• _EXERCISE OBJECTIVE_
Return only the lines from the top of the data down to the one that holds "infiltration vs epidural", both included, without any pictures.

• _DATASET EXCERPT_

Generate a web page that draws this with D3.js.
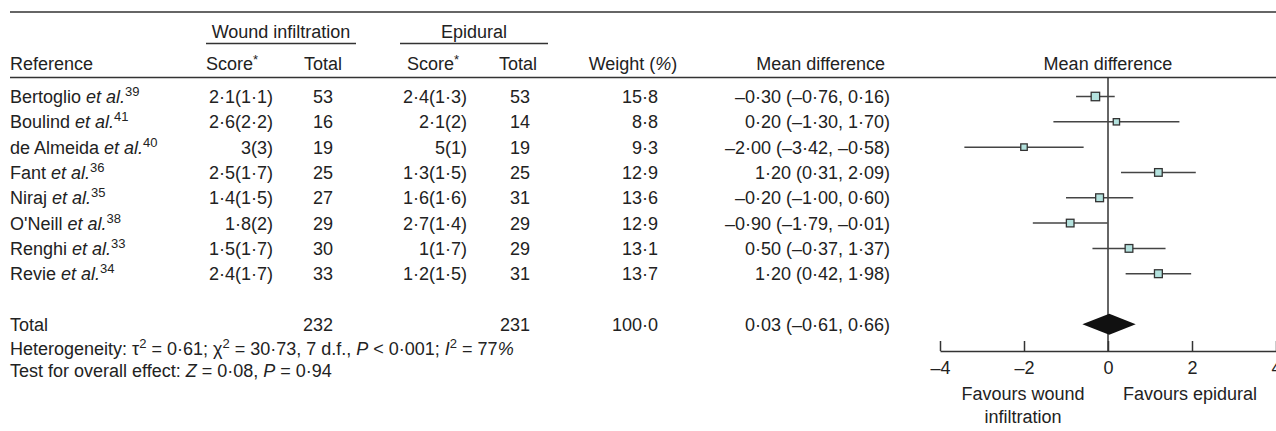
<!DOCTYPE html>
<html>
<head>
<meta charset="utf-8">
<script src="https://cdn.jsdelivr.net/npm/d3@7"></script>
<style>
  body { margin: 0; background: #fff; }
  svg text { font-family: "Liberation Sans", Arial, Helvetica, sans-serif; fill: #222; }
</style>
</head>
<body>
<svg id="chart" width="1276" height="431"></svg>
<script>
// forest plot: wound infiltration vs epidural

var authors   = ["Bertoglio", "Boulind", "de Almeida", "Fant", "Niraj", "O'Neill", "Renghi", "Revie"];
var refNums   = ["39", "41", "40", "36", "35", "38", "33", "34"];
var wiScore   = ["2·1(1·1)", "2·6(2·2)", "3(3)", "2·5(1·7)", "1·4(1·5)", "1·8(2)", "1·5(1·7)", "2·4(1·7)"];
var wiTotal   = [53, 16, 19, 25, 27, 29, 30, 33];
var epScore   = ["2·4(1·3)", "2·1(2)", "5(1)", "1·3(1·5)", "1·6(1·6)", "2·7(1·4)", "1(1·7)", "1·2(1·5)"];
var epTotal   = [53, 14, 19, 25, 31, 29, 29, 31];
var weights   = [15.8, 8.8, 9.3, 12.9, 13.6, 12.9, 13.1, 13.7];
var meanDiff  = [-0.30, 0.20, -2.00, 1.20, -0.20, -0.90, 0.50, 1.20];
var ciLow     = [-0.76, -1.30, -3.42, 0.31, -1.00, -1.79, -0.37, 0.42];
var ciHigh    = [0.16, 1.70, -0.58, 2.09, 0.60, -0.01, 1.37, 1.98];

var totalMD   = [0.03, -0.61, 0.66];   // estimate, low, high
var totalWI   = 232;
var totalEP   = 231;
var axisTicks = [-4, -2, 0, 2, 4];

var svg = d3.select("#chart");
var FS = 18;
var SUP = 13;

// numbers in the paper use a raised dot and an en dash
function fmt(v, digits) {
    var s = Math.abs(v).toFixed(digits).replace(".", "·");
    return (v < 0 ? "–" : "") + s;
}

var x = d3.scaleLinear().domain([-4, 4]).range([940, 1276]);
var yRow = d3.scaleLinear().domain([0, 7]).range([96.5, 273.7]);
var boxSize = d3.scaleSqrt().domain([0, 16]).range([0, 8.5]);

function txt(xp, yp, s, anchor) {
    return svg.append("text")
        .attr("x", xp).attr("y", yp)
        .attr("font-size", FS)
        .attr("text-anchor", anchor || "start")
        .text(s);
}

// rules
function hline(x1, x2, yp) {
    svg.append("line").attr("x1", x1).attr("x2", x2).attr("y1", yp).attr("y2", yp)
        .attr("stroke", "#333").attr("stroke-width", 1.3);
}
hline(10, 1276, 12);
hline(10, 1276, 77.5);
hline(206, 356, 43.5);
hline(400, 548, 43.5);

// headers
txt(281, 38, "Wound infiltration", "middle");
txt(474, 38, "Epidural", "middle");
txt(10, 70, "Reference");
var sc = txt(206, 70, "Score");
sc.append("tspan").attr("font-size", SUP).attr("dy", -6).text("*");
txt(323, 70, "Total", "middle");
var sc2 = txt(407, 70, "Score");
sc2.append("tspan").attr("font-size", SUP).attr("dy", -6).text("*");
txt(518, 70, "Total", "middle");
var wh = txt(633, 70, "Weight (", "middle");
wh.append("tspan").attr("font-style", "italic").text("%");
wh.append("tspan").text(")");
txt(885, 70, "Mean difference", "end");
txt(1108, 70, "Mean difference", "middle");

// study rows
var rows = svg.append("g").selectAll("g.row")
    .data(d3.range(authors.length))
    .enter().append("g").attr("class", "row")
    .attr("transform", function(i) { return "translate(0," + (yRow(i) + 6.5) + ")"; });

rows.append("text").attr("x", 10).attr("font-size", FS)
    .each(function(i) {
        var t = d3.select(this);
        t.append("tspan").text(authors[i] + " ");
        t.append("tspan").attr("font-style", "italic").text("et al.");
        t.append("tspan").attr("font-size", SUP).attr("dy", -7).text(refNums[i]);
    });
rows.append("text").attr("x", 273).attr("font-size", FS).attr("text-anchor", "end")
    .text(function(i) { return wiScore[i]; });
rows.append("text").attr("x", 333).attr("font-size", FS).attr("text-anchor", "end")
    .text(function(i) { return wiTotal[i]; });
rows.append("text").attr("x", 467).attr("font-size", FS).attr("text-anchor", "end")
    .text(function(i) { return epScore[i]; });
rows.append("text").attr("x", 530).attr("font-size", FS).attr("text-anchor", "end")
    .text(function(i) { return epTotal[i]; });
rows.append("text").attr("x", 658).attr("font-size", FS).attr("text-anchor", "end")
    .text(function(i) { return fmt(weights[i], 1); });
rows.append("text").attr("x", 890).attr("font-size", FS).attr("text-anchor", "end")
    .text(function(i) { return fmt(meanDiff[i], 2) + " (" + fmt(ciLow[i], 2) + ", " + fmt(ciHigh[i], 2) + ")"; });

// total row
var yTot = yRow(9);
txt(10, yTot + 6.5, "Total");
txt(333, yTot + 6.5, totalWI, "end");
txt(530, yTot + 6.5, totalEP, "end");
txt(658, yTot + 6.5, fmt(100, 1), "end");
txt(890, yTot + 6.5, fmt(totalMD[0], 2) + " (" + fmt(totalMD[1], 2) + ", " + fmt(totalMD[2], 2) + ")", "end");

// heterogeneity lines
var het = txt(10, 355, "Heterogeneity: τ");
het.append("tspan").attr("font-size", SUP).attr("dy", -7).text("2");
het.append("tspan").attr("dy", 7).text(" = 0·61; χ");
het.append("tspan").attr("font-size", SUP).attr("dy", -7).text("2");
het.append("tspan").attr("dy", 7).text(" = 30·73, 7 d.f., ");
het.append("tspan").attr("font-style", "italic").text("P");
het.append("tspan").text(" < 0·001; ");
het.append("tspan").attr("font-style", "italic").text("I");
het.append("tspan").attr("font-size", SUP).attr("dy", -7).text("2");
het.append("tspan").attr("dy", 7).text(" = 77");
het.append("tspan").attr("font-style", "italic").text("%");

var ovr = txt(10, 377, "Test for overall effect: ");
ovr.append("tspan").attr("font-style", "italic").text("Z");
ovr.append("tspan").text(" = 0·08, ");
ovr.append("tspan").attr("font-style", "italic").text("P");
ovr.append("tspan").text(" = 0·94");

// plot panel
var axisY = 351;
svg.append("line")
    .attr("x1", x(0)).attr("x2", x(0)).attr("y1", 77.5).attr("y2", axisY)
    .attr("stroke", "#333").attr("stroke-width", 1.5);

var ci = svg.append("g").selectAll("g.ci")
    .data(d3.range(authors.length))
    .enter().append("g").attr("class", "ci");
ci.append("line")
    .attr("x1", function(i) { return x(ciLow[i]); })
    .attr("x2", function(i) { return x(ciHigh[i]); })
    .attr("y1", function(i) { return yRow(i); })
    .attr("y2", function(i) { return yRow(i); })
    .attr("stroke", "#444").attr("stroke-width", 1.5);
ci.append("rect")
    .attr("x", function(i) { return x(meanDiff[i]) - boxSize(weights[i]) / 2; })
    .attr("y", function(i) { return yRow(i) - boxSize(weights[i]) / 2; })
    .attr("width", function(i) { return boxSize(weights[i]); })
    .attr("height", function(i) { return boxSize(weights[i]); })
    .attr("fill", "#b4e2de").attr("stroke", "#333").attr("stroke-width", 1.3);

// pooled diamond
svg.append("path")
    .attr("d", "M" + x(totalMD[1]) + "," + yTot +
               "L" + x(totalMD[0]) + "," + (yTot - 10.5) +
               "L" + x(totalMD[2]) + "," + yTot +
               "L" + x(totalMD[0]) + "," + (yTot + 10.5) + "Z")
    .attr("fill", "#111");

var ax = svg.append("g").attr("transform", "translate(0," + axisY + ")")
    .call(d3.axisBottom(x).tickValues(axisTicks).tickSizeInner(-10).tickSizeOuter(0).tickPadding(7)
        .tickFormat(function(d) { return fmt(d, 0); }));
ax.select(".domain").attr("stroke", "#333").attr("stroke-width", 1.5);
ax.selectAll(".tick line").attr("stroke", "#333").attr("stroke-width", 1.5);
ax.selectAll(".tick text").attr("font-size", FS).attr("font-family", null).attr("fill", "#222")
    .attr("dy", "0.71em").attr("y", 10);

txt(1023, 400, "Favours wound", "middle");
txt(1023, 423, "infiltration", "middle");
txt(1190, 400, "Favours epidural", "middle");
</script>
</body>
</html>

• _TASK RESULT_
Generate a web page that draws this with D3.js.
<!DOCTYPE html>
<html>
<head>
<meta charset="utf-8">
<script src="https://cdn.jsdelivr.net/npm/d3@7"></script>
<style>
  body { margin: 0; background: #fff; }
  svg text { font-family: "Liberation Sans", Arial, Helvetica, sans-serif; fill: #222; }
</style>
</head>
<body>
<svg id="chart" width="1276" height="431"></svg>
<script>
// forest plot: wound infiltration vs epidural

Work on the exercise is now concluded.